Railtrack in the sky, at war!

To expand on something I wrote as a comment, one of the things I hate about wizard privatisation schemes and especially “total outsourcing” or whatever is as follows. The FSTA deal for the RAF’s new jet tankers is especially awful and exemplary.

Here’s the idea. Rather than buy the aeroplanes and do the job, we’ll buy “what we need” – a guarantee of however-many flying hours and tonnes of offloaded fuel where required. This will be awesome, because the availability is guaranteed. At the same time, the PFI contractors get to (supposedly) charter out the planes when not needed, which makes them money. This pays some of the costs and therefore it’s meant to be cheaper.

Guarantee, you say? What guarantee? What are these planes that never ever break down? Why can’t the RAF just buy some of them? Well, of course, they will break down but there’s a contract that says Airtanker will give the MOD a refund if they miss a slot. What good the refund is if you crash in the sea is left as an exercise to the reader.

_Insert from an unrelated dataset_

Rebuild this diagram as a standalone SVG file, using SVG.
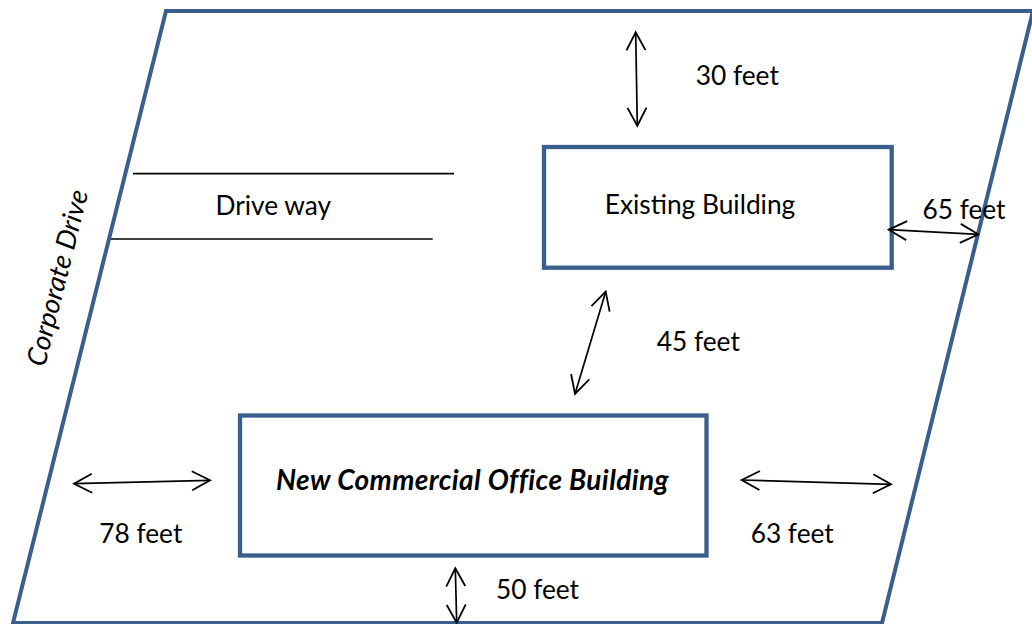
<svg xmlns="http://www.w3.org/2000/svg" width="1032" height="624" viewBox="0 0 1032 624">
<defs>
<style>
.lot{fill:none;stroke:#3A5F8D;stroke-width:4;stroke-linejoin:miter}
.bldg{fill:#fff;stroke:#3A5F8D;stroke-width:4.3}
.drv{stroke:#000;stroke-width:1.7;fill:none}
.dim{stroke:#000;stroke-width:1.7;fill:none;marker-start:url(#ah);marker-end:url(#ah)}
.t{font-family:Lato,"Open Sans","Liberation Sans",sans-serif;font-size:26.3px;fill:#000;text-anchor:middle}
.bi{font-weight:bold;font-style:italic;font-size:28px;letter-spacing:0.4px}
.it{font-style:italic;font-size:27.3px}
</style>
<marker id="ah" markerUnits="userSpaceOnUse" viewBox="-20 -11 22 22" refX="0" refY="0" markerWidth="22" markerHeight="22" orient="auto-start-reverse">
<path d="M-18,-9.5 L0,0 L-18,9.5" fill="none" stroke="#000" stroke-width="1.8"/>
</marker>
</defs>
<rect width="1032" height="624" fill="#fff"/>
<g id="lot">
<polygon class="lot" points="166,11 1033,11 882,623 13,623"/>
<text class="t it" transform="translate(66.5,280) rotate(-76)">Corporate Drive</text>
</g>
<g id="driveway">
<line class="drv" x1="133" y1="173.7" x2="454" y2="173.7"/>
<line class="drv" x1="111" y1="239" x2="432.7" y2="239"/>
<text class="t" x="273.3" y="215">Drive way</text>
</g>
<g id="existing-building">
<rect class="bldg" x="544" y="147" width="347.7" height="120.7"/>
<text class="t" x="700" y="213.5">Existing Building</text>
</g>
<g id="new-building">
<rect class="bldg" x="240" y="415.5" width="466.5" height="140"/>
<text class="t bi" x="472.5" y="490">New Commercial Office Building</text>
</g>
<g id="connectors">
<line class="dim" x1="635.7" y1="32.3" x2="637.3" y2="125.7"/>
<line class="dim" x1="888.7" y1="229.7" x2="978.3" y2="234.3"/>
<line class="dim" x1="605.7" y1="291.7" x2="575" y2="394"/>
<line class="dim" x1="74" y1="483.7" x2="210" y2="480.3"/>
<line class="dim" x1="741.7" y1="480" x2="891" y2="484.3"/>
<line class="dim" x1="455.3" y1="568.3" x2="456.7" y2="622.7"/>
</g>
<g id="labels">
<text class="t" x="737.3" y="85">30 feet</text>
<text class="t" x="964" y="218.5">65 feet</text>
<text class="t" x="698.3" y="350.7">45 feet</text>
<text class="t" x="140.8" y="542.7">78 feet</text>
<text class="t" x="792.2" y="542.7">63 feet</text>
<text class="t" x="537.5" y="599.3">50 feet</text>
</g>
</svg>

Obviously, they won’t just accept it, they’ll argue bitterly and sue everyone, and if Airtanker can’t airtank, does anyone imagine that the Treasury solicitor will find any money there in receivership?

You’ve seen this story, you’ve lived it – it’s Railtrack. Everything was ponies because contracts. It didn’t work, it cost more to litigate the disputes than it cost to build actual trains, and when it fucked up, there was no money to pay out the compo. It’s the Treasury’s attachment to the myth of immaculate compensation that’s doing the work here. As Bob Dylan sang, they say everything can be replaced

And this thing is costing £14bn for 11 planes, that sell for vastly less to the airlines. Well, say the PFI panjandrums, that does include every sheet of toilet paper used by the ground engineers, and all the fuel. But this is precisely the problem. How confident are you that their cost accounting is honest? You can’t really control it. How do you audit the price of jet fuel 20 years hence? There’s a reason why the Americans have the phrase, to sell someone a bill of goods.

Closer to home, think of one of those guys in the Tottenham Court Road flogging computers. If you take the pricier option, of course, I’ll throw in a bag and some USB sticks and an airbomb and that neat little fart-robot. The margin is on that stuff. If you take it you’re a sucker. It’s a similar process to the one I described here. Ryanair works by disaggregating its price, Airtanker and friends by aggregating it, but the point is the same – moving economic activity from the domain of competition and of legibility into that of monopoly and of mystery.

Both have the effect of destroying information and therefore efficiency. This is why taking railway maintenance back in-house saved money at Network Rail.

Update: I forgot to include this. US healthcare is basically completely think-of-a-number, nothing has a single price.

2 Comments on "Railtrack in the sky, at war!"


  1. “At the same time, the PFI contractors get to (supposedly) charter out the planes when not needed, which makes them money.”

    I read this and thought of you, Milo Minderbinder.